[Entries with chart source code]

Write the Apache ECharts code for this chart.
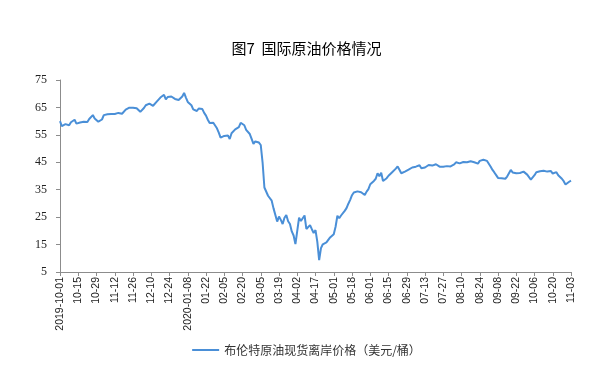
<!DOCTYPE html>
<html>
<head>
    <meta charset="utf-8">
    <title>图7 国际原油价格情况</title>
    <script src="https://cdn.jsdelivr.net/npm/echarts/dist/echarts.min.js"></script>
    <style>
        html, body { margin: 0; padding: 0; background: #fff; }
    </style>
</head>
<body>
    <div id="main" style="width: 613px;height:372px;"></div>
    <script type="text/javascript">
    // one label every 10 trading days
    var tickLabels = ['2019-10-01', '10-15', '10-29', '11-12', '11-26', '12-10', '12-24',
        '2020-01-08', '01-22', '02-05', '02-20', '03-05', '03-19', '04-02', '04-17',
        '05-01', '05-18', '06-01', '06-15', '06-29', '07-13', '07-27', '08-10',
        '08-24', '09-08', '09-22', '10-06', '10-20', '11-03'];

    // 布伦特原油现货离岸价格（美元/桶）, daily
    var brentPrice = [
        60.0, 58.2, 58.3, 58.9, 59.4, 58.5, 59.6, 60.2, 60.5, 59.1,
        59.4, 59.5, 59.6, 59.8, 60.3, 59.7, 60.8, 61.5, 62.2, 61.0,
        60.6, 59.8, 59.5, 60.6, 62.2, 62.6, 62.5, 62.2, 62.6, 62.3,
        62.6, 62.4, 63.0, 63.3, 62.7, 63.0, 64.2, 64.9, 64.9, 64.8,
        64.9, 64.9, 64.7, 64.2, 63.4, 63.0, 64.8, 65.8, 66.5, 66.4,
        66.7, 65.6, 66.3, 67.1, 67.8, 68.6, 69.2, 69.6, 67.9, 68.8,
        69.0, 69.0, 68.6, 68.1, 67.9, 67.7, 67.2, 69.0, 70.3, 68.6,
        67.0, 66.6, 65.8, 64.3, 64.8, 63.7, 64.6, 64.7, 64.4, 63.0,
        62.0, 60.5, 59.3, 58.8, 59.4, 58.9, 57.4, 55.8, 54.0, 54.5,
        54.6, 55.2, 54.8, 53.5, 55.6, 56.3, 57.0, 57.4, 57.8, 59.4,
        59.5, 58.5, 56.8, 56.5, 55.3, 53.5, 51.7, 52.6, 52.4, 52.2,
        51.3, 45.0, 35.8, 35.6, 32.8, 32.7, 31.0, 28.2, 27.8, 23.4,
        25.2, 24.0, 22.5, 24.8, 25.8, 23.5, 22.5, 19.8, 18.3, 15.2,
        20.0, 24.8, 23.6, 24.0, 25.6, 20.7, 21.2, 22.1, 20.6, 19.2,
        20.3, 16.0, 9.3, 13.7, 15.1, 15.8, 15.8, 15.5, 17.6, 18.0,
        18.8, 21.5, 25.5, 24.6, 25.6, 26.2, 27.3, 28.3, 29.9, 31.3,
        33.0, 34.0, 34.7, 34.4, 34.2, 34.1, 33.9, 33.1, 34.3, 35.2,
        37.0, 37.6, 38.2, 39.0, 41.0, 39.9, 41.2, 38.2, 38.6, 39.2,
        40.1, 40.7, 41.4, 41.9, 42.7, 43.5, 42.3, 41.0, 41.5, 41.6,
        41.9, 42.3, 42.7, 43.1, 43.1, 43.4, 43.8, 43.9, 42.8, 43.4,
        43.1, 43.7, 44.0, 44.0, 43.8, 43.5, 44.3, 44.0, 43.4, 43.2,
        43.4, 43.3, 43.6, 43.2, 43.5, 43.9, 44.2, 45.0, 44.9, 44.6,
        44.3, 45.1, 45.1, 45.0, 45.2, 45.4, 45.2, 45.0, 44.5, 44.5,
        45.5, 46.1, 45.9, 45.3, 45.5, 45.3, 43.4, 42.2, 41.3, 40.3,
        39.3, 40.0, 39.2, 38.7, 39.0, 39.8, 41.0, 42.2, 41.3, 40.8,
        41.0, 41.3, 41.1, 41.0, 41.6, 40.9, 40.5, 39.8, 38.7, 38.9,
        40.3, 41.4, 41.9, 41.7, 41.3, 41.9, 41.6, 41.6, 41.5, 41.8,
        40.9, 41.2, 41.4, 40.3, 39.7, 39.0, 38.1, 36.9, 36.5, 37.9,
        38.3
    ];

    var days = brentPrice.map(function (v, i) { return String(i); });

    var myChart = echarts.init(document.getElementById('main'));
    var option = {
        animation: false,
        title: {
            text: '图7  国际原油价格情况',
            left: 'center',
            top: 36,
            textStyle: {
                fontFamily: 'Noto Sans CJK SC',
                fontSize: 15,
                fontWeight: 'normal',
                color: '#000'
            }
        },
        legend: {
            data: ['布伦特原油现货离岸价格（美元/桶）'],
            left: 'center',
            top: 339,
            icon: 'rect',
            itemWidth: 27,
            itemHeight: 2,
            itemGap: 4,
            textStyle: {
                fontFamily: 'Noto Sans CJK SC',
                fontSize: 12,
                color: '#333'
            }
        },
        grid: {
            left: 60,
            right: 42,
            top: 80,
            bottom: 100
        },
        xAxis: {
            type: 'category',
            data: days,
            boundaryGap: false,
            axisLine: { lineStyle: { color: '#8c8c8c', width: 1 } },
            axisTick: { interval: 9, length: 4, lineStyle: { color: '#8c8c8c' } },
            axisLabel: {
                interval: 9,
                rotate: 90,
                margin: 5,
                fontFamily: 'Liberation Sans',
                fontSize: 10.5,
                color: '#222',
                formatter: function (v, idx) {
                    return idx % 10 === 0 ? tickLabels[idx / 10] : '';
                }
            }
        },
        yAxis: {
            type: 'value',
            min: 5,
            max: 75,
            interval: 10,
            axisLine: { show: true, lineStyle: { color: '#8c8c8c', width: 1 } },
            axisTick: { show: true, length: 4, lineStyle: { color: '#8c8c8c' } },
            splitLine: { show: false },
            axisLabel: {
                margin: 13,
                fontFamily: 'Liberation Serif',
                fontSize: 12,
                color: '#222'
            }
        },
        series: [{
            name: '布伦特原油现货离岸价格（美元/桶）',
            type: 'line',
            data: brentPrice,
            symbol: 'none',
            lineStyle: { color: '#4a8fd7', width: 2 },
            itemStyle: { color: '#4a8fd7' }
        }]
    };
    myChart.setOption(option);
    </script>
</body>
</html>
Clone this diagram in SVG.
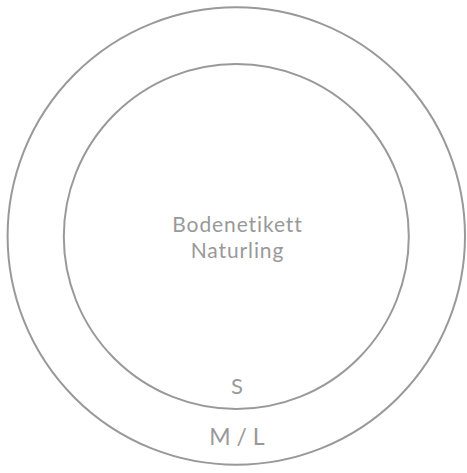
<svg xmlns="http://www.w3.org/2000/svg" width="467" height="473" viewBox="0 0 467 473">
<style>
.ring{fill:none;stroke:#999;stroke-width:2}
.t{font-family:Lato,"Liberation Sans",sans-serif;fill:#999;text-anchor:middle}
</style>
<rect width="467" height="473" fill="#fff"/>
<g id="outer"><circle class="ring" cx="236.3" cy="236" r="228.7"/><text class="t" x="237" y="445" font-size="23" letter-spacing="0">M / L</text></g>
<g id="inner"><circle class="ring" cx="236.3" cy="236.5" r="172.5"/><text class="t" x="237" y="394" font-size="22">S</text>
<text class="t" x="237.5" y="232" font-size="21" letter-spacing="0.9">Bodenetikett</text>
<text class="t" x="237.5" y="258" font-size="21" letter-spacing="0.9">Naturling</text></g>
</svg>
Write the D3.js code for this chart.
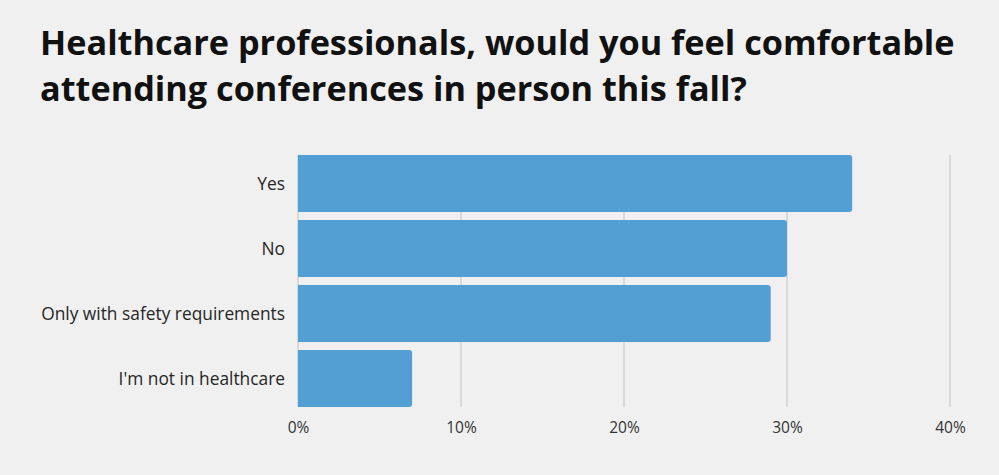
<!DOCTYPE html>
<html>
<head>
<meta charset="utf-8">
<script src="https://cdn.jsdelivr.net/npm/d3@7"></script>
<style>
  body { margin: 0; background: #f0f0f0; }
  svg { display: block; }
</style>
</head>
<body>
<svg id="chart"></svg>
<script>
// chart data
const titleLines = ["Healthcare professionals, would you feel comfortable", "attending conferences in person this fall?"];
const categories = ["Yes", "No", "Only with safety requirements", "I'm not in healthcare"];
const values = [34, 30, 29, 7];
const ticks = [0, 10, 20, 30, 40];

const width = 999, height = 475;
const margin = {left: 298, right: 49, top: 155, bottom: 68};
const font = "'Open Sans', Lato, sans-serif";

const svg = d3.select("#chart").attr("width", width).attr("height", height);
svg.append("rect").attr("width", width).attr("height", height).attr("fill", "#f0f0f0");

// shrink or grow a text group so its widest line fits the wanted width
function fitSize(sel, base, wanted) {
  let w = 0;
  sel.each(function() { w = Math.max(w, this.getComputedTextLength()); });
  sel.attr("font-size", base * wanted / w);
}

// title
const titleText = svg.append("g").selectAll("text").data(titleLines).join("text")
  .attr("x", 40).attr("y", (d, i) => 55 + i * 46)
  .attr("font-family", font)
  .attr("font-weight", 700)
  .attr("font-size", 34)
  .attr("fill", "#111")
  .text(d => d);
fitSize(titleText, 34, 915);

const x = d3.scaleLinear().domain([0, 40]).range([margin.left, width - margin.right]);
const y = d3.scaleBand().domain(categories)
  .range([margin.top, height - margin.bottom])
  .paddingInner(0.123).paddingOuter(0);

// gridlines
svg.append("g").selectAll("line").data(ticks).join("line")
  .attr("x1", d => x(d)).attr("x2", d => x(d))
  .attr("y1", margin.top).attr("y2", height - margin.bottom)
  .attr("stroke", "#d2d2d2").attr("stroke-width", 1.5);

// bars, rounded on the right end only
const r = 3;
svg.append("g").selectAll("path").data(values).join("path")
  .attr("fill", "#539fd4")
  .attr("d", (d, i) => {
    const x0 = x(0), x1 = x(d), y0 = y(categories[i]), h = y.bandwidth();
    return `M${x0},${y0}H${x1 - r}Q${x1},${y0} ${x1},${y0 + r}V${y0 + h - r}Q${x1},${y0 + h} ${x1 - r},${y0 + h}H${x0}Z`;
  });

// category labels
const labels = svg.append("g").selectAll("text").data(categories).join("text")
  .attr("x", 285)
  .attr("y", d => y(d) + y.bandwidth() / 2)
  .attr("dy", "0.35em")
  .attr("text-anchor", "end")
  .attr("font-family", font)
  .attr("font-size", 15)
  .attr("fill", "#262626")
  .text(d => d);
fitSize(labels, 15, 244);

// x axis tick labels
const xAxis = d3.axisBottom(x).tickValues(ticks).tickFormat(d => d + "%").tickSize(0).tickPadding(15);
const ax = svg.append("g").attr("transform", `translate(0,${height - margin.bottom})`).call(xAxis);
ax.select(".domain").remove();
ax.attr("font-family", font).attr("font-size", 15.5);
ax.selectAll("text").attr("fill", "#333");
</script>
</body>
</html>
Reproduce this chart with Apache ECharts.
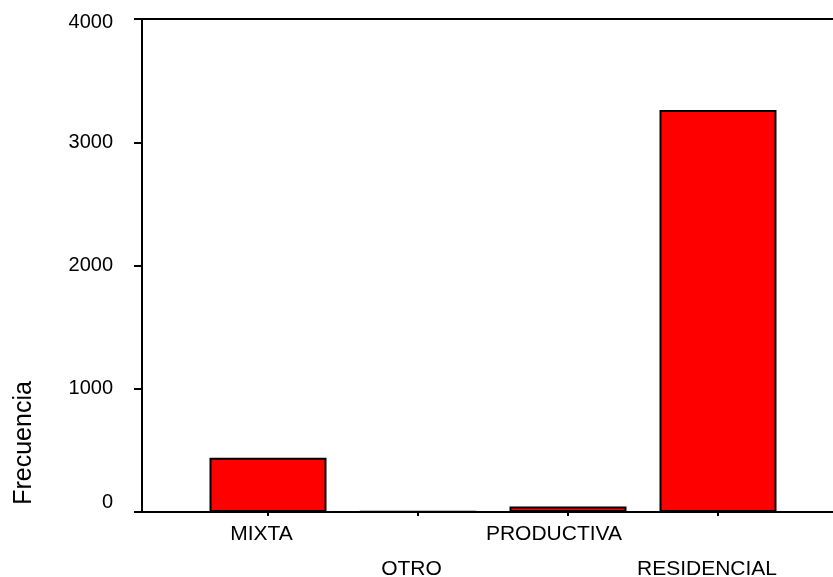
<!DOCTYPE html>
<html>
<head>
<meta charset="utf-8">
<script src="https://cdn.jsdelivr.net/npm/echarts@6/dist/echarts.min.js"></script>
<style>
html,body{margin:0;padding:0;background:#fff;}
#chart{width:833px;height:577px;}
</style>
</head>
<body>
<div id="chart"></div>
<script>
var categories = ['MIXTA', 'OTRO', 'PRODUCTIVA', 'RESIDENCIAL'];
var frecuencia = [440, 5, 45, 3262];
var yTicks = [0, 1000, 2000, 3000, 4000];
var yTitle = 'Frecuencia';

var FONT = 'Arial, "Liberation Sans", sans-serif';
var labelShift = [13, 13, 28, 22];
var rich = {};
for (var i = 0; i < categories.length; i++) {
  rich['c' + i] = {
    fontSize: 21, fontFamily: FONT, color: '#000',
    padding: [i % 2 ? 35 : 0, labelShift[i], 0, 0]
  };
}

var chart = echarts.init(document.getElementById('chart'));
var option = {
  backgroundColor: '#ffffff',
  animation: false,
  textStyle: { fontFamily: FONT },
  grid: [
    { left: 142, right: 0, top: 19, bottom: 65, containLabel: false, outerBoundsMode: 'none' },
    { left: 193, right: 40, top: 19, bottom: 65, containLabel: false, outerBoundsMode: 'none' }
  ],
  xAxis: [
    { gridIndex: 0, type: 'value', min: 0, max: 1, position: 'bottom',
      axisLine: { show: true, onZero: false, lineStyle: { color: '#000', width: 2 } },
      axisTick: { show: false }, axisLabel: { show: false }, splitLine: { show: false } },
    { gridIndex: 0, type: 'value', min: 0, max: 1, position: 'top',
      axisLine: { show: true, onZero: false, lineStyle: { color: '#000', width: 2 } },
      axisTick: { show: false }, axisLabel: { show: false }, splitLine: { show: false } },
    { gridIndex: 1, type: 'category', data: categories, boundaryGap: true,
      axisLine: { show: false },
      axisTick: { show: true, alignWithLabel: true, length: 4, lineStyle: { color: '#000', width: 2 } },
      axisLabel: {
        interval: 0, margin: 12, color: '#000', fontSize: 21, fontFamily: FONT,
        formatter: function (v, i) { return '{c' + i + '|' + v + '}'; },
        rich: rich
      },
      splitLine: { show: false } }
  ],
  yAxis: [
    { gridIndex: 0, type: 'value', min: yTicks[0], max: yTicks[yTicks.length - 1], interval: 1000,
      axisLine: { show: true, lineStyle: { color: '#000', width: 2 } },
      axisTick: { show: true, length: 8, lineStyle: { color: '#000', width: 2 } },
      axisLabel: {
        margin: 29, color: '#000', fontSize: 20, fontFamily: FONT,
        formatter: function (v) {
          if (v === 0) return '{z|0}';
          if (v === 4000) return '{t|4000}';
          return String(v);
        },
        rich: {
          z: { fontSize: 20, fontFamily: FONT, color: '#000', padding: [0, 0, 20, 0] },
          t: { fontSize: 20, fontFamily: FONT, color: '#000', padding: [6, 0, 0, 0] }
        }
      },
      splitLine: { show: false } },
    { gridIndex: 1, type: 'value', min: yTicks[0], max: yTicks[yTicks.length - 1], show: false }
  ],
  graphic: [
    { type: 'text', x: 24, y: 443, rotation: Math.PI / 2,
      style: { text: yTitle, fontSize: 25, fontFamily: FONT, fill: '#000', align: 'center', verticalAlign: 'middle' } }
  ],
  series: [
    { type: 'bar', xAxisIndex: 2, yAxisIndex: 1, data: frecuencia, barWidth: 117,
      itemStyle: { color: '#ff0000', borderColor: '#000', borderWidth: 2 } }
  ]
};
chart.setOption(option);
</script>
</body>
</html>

- What the task requires -
Above are the records. Copy word for word only their lines from the one holding "Reproduce this chart with Apache ECharts." through the one holding "var yTitle = 'Frecuencia';", both included, and skip the images.

- Final result -
Reproduce this chart with Apache ECharts.
<!DOCTYPE html>
<html>
<head>
<meta charset="utf-8">
<script src="https://cdn.jsdelivr.net/npm/echarts@6/dist/echarts.min.js"></script>
<style>
html,body{margin:0;padding:0;background:#fff;}
#chart{width:833px;height:577px;}
</style>
</head>
<body>
<div id="chart"></div>
<script>
var categories = ['MIXTA', 'OTRO', 'PRODUCTIVA', 'RESIDENCIAL'];
var frecuencia = [440, 5, 45, 3262];
var yTicks = [0, 1000, 2000, 3000, 4000];
var yTitle = 'Frecuencia';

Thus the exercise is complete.